Eu lembro exatamente do primeiro dia que a vida deu uma rasteira na minha filha. 18 de março de 2013. Ela tinha 2 anos e 6 meses. Busquei Victoria na escola e ao invés de tocar a campainha para que o pai abrisse a porta fazendo a brincadeira costumeira dos dois, eu abri a porta de casa com a minha chave. Tudo apagado, o pai não estava lá.
Foi a primeira noite, nós duas sozinhas, sem ele. Me lembro das perguntas silenciosas, da madrugada que avançou com ela acordada perguntando pelo pai, do vazio que tomou conta dela por tantos meses. E que eu, forçosamente, precisei lidar. Desde então, continuo abrindo a porta de casa todas as noites. Só que, nos últimos três anos, a brincadeira ao chegar em casa mudou para algo que só nós duas entendemos. Mas eu me lembro de olhar para ela, um bebê, precisando lidar com sua primeira perda e pensar: “a vida não é justa”.
4 perdas substancias em 2 anos
Meses depois a cadela do porteiro do prédio ao lado morreu. Hanna era uma boneca, uma Golden de uns 3 anos. O porteiro ficou uns 2 anos tentando aproximar uma apavorada Vicky da cadelinha ansiosa por um carinho de criança. Quando finalmente Victoria perdeu o medo, a Hanna se foi inesperadamente. Vicky 0 x Vida 2.
Quando Victoria fez 4 anos a babá, que a acompanhava desde os 2 anos, se foi inesperadamente, sem uma despedida apropriada. Honestamente, acho que essa foi a pior rasteira. O pai não mora mais com ela, mas é presente em sua vida. A lembrança da Hanna foi rapidamente substituída pela do Átila, irmão que passou a morar no prédio ao lado. Mas a babá ela nunca mais viu. Ainda hoje ela chora essa perda em dias mais sensíveis. Lembro de pensar mais uma vez na injustiça da vida ao acarinhar minha filhota e fazê-la entender conceitos como amor, saudades, perda, tudo misturado no mesmo pacote. Que mer%¨&*da viu, gente?
Por fim, a cereja do bolo foi quando minha vó morreu no final de 2014. Ela não chegou a conhecer a bisa na flor da vida. Quando Victoria nasceu, minha vó já estava senil há alguns anos e nunca chegou realmente a reconhecer a bisneta. Mas como a família sempre se reuniu para compartilhar as histórias deliciosas, pitorescas e até as mais dolorosas da matriarca da família, Vicky sentiu sua perda mesmo assim e, de vez em quando, chora ao ver sua foto.
Filha, a vida não é justa
Não fui capaz de colocar lentes cor de rosa em nenhuma delas para atenuar a tristeza da minha filha.
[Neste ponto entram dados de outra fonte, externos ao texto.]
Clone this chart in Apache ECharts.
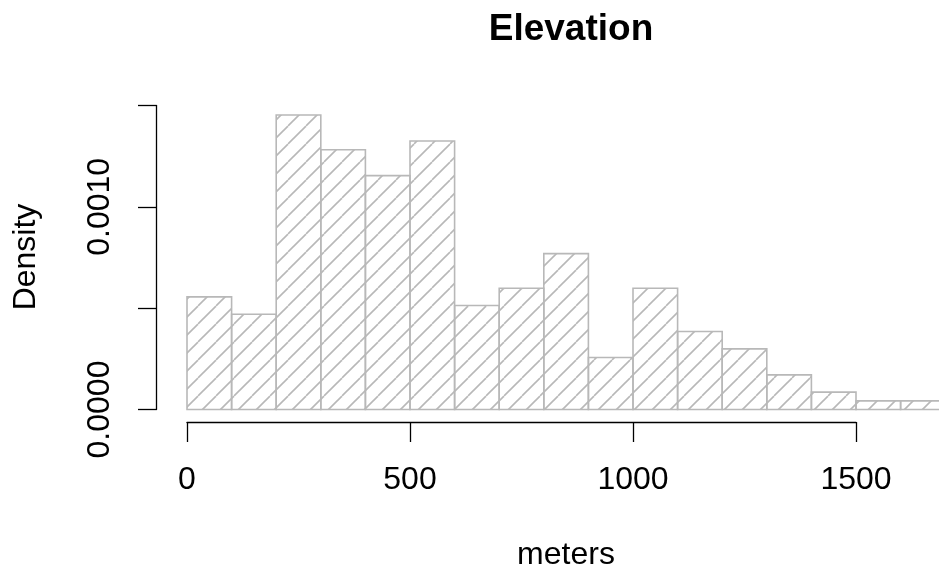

Em todos esses momentos essa pobre mãe que vos fala precisou usar de criatividade extra para consolar, ensinar a enxergar coisas positivas em meio a dor e fazê-la entender que a vida não era justa mesmo. Que, de vez em quando, coisas ruins acontecem com pessoas boas.
E, ao longo desses últimos três anos pensei em tantas frustrações que ela experimentou. Desde coisas mundanas, como a bola de sorvete que caiu no chão quando já estávamos bem longe da sorveteria. Do brinquedo caro que eu não tinha dinheiro para comprar (ou que jamais compraria mesmo que tivesse dinheiro). Até coisas mais doídas como os amigos que mudaram de escola; o fato de que ela não terá a sonhada irmã (e nem um cachorro); e coisas absolutamente egocêntricas como o fato de que ela não é a criança mais velha da sua turma; não foi a primeira do grupo a perder os dentes de leite e por aí vai.
Acredito piamente que as experiências que vivemos quando crianças moldam os adultos que seremos. Penso ainda que, como mãe, minha vontade é deixar minha criança dentro de uma bolha de felicidade, onde tudo é lindo, possível e agradável. Mas também sei o quão errado seria fazer isso, além do trabalho que seria blindá-la de qualquer frustração, injustiça ou desastre emocional. Naturalmente que eu tento pintar as dores mais profundas com tons mais pasteis.
Dentro do possível tento tornar sua dor só um pouco mais maleável. Mas não fazê-la desaparecer por completo, pois a vida não é mesmo justa, mas temos que vivê-la. E como educamos e guiamos nossos filhos nas incertezas da vida na infância é importante para que eles criem uma “casca mais grossa” e maturidade emocional para quando não mais estivermos do lado deles para assoprar a ferida e colocar uma atadura.